Any ideas on how to deal with that? It would be great if i could have the whole taxonomy with "N.A" in the column phylum if the information is not present in the database. I have tried some other tools like taxonomisr, unsuccessfully ...
There is going to be no good solution for Entrezdirect. If that information is not there then it is not going to show up. I would have said get the tax dump file from NCBI but since EntrezDirect is looking at that same database the result will not be different.
Thanks for your advice, you are right. Then the best for me would be to have the full information like for each lvl, the result (for instance "human" fo species or "Non assigned" if not found) but I don't know how to do that.

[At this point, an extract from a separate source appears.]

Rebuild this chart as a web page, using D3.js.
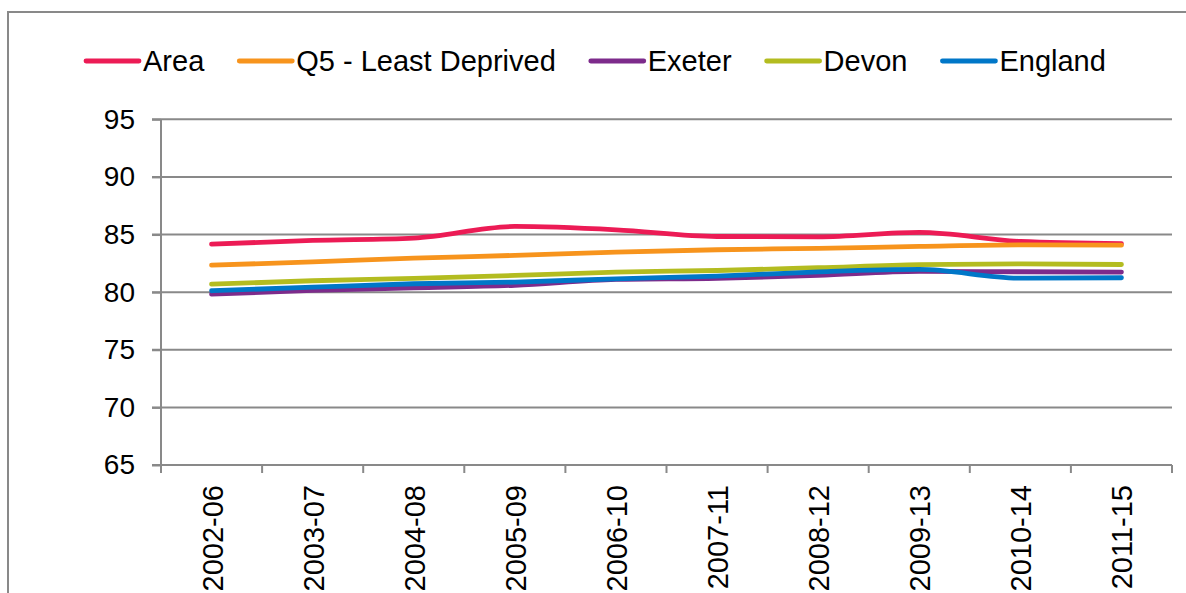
<!DOCTYPE html>
<html>
<head>
<meta charset="utf-8">
<script src="https://cdn.jsdelivr.net/npm/d3@7"></script>
<style>
  html, body { margin: 0; padding: 0; background: #fff; }
  svg { display: block; font-family: "Liberation Sans", Arial, sans-serif; }
</style>
</head>
<body>
<svg id="chart" width="1186" height="593"></svg>
<script>
// Life expectancy, 5-year rolling periods
const categories = ["2002-06", "2003-07", "2004-08", "2005-09", "2006-10",
                    "2007-11", "2008-12", "2009-13", "2010-14", "2011-15"];
const area    = [84.17, 84.49, 84.69, 85.70, 85.41, 84.83, 84.80, 85.18, 84.40, 84.20];
const q5      = [82.34, 82.62, 82.95, 83.19, 83.47, 83.68, 83.80, 83.97, 84.11, 84.08];
const exeter  = [79.83, 80.15, 80.38, 80.60, 81.10, 81.20, 81.45, 81.80, 81.77, 81.74];
const devon   = [80.69, 80.99, 81.20, 81.45, 81.74, 81.88, 82.12, 82.38, 82.46, 82.40];
const england = [80.12, 80.43, 80.73, 80.87, 81.16, 81.39, 81.76, 81.97, 81.22, 81.25];
const yTicks  = [65, 70, 75, 80, 85, 90, 95];

const seriesNames  = ["Area", "Q5 - Least Deprived", "Exeter", "Devon", "England"];
const seriesValues = [area, q5, exeter, devon, england];
const seriesColors = ["#EC1B55", "#F7941D", "#7D2B8B", "#B3BC20", "#0077C8"];

const series = seriesNames.map((name, i) => ({ name, values: seriesValues[i], color: seriesColors[i] }));

const svg = d3.select("#chart");
const gridColor = "#898989";
const labelSize = 29;
const tickSize = 28;

// Outer frame
svg.append("path")
  .attr("d", "M8,600 L8,12 L1190,12")
  .attr("fill", "none")
  .attr("stroke", gridColor)
  .attr("stroke-width", 2);

const plot = { left: 161, right: 1172, top: 119.3, bottom: 465 };

const x = d3.scaleBand().domain(categories).range([plot.left, plot.right]).paddingInner(0).paddingOuter(0);
const y = d3.scaleLinear().domain([65, 95]).range([plot.bottom, plot.top]);

// Horizontal gridlines
svg.append("g")
  .selectAll("line")
  .data(yTicks)
  .join("line")
  .attr("x1", plot.left - 9)
  .attr("x2", plot.right)
  .attr("y1", d => y(d))
  .attr("y2", d => y(d))
  .attr("stroke", gridColor)
  .attr("stroke-width", 2);

// Y axis
const yAxis = svg.append("g")
  .attr("transform", `translate(${plot.left},0)`)
  .call(d3.axisLeft(y).tickValues(yTicks).tickSize(9).tickPadding(17).tickFormat(d3.format("d")));
yAxis.select(".domain").attr("stroke", gridColor).attr("stroke-width", 2)
  .attr("d", `M0,${plot.top}V${plot.bottom + 8}`);
yAxis.selectAll(".tick line").attr("stroke", gridColor).attr("stroke-width", 2);
yAxis.selectAll(".tick text")
  .attr("fill", "#000")
  .style("font-size", tickSize + "px")
  .style("font-family", "'Liberation Sans', Arial, sans-serif");

// X axis: ticks on band boundaries
const boundaries = categories.map(c => x(c)).concat([x.range()[1]]);
const xg = svg.append("g");
xg.append("line")
  .attr("x1", plot.left).attr("x2", plot.right)
  .attr("y1", plot.bottom).attr("y2", plot.bottom)
  .attr("stroke", gridColor).attr("stroke-width", 2);
xg.selectAll("line.tick")
  .data(boundaries.slice(1))
  .join("line")
  .attr("class", "tick")
  .attr("x1", d => d).attr("x2", d => d)
  .attr("y1", plot.bottom).attr("y2", plot.bottom + 8)
  .attr("stroke", gridColor).attr("stroke-width", 2);
xg.selectAll("text")
  .data(categories)
  .join("text")
  .attr("transform", d => `translate(${x(d) + x.bandwidth() / 2 + 11},${plot.bottom + 20}) rotate(-90)`)
  .attr("text-anchor", "end")
  .attr("fill", "#000")
  .style("font-size", labelSize + "px")
  .text(d => d);

// Series lines
const line = d3.line()
  .x((d, i) => x(categories[i]) + x.bandwidth() / 2)
  .y(d => y(d))
  .curve(d3.curveMonotoneX);

svg.append("g")
  .selectAll("path")
  .data(series)
  .join("path")
  .attr("d", d => line(d.values))
  .attr("fill", "none")
  .attr("stroke", d => d.color)
  .attr("stroke-width", 4.8)
  .attr("stroke-linecap", "round")
  .attr("stroke-linejoin", "round");

// Legend
const legend = svg.append("g").attr("transform", "translate(86,61)");
let cursor = 0;
series.forEach(s => {
  const g = legend.append("g").attr("transform", `translate(${cursor},0)`);
  g.append("line")
    .attr("x1", 0).attr("x2", 53)
    .attr("y1", 0).attr("y2", 0)
    .attr("stroke", s.color)
    .attr("stroke-width", 4.8)
    .attr("stroke-linecap", "round");
  const t = g.append("text")
    .attr("x", 57)
    .attr("y", 0)
    .attr("dy", "0.35em")
    .attr("fill", "#000")
    .style("font-size", labelSize + "px")
    .text(s.name);
  cursor += 57 + t.node().getComputedTextLength() + 35;
});
</script>
</body>
</html>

Or a less ambitious way would be to get the phylum with "grep phylum", and if it does not find anything, add a "0" for instance so it stills add a line in my file (how to do that though..), so I can match my results with my accession file.
By the way is there a way to do this search with dowloading the database to gain some time ? Because 10000 accessions seem too much for edirect and I have to split my files.

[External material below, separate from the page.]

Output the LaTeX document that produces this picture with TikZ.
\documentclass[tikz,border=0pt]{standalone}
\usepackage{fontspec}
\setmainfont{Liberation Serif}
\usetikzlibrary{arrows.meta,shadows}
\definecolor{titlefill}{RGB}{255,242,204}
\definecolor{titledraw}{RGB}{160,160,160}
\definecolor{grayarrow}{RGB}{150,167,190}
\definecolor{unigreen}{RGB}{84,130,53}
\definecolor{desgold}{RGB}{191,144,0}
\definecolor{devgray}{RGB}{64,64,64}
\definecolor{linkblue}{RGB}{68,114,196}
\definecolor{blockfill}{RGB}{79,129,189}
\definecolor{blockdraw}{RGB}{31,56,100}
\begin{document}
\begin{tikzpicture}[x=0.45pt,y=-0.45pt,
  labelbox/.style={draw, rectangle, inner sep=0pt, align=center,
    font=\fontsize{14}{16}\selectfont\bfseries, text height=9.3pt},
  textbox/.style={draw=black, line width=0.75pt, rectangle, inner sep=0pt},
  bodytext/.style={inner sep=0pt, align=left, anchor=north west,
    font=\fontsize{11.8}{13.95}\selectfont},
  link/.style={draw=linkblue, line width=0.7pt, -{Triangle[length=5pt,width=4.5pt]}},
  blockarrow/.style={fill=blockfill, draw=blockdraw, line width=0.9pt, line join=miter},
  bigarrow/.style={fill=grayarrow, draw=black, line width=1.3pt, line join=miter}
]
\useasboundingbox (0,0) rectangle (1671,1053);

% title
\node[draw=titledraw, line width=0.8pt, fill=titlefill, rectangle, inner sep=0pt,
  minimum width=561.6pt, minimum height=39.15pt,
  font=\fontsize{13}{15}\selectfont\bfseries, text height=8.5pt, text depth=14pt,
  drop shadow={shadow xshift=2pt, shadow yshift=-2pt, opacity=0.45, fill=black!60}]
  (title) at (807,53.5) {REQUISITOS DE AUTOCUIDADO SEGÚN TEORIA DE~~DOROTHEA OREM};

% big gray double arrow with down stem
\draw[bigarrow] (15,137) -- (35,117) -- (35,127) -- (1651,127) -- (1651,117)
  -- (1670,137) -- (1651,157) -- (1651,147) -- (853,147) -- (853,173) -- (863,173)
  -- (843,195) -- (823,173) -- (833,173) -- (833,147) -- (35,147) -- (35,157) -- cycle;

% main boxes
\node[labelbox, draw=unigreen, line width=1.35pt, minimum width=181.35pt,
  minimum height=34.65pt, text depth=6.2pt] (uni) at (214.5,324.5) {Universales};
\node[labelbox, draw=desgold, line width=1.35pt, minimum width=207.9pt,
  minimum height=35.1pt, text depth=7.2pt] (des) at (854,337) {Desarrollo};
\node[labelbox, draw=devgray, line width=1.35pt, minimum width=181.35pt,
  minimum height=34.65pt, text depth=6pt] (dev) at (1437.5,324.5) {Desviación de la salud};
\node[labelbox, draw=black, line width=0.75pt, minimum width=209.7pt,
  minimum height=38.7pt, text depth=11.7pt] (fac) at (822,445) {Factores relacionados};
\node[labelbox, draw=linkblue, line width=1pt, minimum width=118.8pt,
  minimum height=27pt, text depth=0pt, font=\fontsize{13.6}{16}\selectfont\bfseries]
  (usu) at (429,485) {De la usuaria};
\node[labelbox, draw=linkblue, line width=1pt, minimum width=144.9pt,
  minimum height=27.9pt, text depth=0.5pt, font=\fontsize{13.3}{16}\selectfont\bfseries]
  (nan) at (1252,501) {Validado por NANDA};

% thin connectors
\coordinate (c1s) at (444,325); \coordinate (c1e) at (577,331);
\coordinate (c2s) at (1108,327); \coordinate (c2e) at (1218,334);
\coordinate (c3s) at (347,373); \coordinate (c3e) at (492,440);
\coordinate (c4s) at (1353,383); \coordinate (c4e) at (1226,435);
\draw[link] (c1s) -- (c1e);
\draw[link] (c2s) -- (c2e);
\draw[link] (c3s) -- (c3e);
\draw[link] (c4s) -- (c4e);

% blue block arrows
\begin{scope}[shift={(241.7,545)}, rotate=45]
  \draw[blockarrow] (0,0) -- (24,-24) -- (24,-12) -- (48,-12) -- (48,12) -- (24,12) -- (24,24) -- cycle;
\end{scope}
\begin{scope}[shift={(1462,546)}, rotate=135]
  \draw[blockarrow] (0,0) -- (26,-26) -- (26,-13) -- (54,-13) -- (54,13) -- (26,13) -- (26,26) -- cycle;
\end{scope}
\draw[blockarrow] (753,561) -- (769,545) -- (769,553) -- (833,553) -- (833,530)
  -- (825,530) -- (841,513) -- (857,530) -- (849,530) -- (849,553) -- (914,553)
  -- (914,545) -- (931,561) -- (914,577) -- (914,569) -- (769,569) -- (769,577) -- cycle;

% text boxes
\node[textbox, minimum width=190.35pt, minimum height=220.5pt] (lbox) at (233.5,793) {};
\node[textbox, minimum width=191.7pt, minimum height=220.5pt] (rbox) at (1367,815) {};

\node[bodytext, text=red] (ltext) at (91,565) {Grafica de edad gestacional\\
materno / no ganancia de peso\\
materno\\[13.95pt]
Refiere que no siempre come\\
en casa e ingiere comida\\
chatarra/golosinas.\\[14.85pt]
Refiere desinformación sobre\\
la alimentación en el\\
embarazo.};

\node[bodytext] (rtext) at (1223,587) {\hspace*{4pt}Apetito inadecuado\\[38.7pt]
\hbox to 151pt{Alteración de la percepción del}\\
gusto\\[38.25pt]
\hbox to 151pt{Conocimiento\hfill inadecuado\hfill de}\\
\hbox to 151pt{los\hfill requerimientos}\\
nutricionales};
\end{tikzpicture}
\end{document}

The fastest way would be to download the base files from NCBI and parse the information you need from them. This is the approach taken by several tools that need to gather taxonomic information from NCBI accessions, such as BlobTools or KronaTools.
Ok thanks ! I'm open to new tools too. i have checked Blobtools doc (https://blobtools.readme.io/docs/taxify). But I haven't use it before and I don't really get exactly how to use my data with it
You can find
accession2taxid
files in this folder at NCBI's FTP site. You could get that file and then parse locally. I don't recall if that file will give you all the intermediate levels.